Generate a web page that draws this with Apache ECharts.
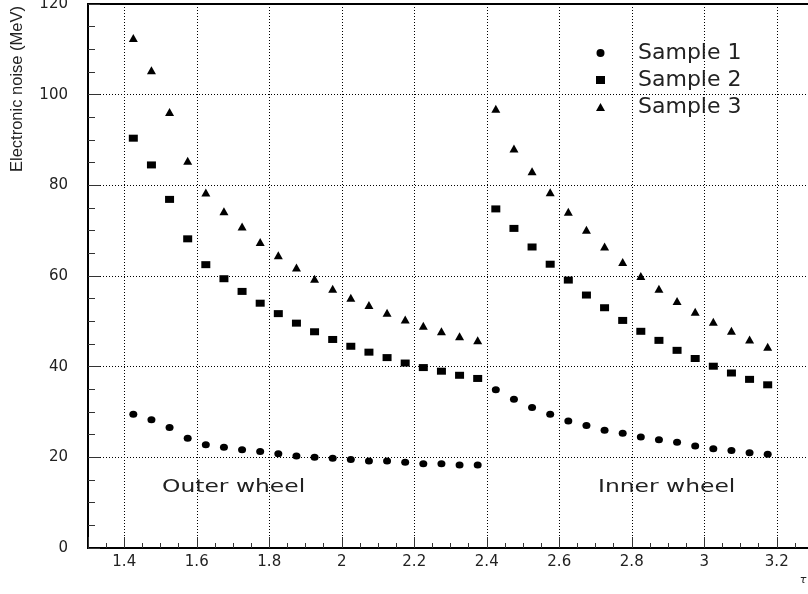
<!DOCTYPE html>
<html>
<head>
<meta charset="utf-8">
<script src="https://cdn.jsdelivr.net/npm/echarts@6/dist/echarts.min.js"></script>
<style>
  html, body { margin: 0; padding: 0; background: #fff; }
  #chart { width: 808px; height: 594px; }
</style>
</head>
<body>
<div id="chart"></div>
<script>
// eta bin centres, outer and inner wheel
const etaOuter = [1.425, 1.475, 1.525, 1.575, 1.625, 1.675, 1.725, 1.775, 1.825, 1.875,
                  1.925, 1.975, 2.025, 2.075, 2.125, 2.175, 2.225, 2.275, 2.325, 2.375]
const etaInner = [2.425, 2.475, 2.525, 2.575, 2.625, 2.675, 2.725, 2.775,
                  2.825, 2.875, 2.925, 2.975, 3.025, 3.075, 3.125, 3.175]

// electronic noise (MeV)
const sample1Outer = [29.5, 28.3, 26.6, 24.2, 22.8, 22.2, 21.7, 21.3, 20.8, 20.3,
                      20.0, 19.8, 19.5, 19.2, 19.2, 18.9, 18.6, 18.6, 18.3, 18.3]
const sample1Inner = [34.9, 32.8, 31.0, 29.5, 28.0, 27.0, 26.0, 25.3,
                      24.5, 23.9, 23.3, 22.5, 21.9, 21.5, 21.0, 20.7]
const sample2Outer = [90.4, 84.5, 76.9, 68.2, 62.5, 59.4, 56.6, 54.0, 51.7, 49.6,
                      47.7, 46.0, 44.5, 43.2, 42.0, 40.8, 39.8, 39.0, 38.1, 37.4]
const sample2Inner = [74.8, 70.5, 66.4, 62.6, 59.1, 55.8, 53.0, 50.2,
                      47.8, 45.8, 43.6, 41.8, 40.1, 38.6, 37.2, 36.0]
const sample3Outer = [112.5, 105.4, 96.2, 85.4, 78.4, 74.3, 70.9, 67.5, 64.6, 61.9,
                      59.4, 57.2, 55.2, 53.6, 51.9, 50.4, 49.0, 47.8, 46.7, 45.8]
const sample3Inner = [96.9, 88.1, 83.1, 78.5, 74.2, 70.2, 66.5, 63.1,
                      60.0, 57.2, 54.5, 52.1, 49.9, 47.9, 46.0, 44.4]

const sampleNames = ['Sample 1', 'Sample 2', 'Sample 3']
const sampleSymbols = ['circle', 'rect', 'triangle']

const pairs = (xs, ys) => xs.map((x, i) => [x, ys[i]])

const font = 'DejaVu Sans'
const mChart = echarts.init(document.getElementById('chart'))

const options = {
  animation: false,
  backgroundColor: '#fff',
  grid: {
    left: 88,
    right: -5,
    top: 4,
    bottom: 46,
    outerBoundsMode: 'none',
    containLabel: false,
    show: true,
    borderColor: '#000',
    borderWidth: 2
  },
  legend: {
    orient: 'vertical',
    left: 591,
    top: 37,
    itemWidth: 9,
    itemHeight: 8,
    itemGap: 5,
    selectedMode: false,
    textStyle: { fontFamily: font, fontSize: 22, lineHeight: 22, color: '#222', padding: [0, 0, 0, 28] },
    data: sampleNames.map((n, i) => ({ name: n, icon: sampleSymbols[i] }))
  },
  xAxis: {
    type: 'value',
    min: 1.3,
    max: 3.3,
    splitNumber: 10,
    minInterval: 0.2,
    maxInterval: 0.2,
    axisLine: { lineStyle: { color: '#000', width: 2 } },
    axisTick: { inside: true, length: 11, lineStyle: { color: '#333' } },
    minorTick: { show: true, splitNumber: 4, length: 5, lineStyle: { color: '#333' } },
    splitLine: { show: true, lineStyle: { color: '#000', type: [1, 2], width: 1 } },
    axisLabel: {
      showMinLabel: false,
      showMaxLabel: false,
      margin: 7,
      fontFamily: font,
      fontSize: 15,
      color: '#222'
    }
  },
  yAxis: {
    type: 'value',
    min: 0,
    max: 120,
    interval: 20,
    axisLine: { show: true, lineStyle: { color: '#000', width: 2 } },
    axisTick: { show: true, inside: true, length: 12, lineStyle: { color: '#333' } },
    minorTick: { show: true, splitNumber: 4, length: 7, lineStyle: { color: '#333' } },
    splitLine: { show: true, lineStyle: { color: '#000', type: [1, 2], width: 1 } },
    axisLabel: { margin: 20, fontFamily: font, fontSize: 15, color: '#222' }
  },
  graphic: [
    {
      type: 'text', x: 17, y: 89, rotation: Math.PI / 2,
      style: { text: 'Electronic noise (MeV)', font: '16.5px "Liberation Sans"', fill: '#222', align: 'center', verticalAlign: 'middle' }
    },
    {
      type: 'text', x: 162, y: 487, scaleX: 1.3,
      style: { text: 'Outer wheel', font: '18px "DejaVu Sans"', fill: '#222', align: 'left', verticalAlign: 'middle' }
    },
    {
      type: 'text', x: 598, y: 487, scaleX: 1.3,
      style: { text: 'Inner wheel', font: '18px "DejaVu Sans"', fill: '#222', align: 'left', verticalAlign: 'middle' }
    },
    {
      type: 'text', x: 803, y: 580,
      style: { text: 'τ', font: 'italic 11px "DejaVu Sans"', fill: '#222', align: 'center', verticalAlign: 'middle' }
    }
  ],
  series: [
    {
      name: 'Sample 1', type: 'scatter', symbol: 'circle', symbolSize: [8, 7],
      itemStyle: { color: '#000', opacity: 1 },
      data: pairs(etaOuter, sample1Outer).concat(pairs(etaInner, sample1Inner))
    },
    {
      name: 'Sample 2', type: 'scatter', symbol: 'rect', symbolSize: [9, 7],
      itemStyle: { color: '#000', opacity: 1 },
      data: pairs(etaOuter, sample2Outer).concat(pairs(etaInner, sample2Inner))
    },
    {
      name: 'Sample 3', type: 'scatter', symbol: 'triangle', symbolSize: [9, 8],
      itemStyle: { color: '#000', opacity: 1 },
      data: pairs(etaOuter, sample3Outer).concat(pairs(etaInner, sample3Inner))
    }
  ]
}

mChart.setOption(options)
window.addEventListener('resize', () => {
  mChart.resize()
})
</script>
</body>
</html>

__________________________________________________

■ **EXERCISE DESCRIPTION**
Repeat the listing above from its first line through the line that contains "2.825, 2.875, 2.925, 2.975, 3.025, 3.075, 3.125, 3.175]", both included, and nothing more. Drop the pictures.

■ **SOLUTION TO THIS PROBLEM**
Generate a web page that draws this with Apache ECharts.
<!DOCTYPE html>
<html>
<head>
<meta charset="utf-8">
<script src="https://cdn.jsdelivr.net/npm/echarts@6/dist/echarts.min.js"></script>
<style>
  html, body { margin: 0; padding: 0; background: #fff; }
  #chart { width: 808px; height: 594px; }
</style>
</head>
<body>
<div id="chart"></div>
<script>
// eta bin centres, outer and inner wheel
const etaOuter = [1.425, 1.475, 1.525, 1.575, 1.625, 1.675, 1.725, 1.775, 1.825, 1.875,
                  1.925, 1.975, 2.025, 2.075, 2.125, 2.175, 2.225, 2.275, 2.325, 2.375]
const etaInner = [2.425, 2.475, 2.525, 2.575, 2.625, 2.675, 2.725, 2.775,
                  2.825, 2.875, 2.925, 2.975, 3.025, 3.075, 3.125, 3.175]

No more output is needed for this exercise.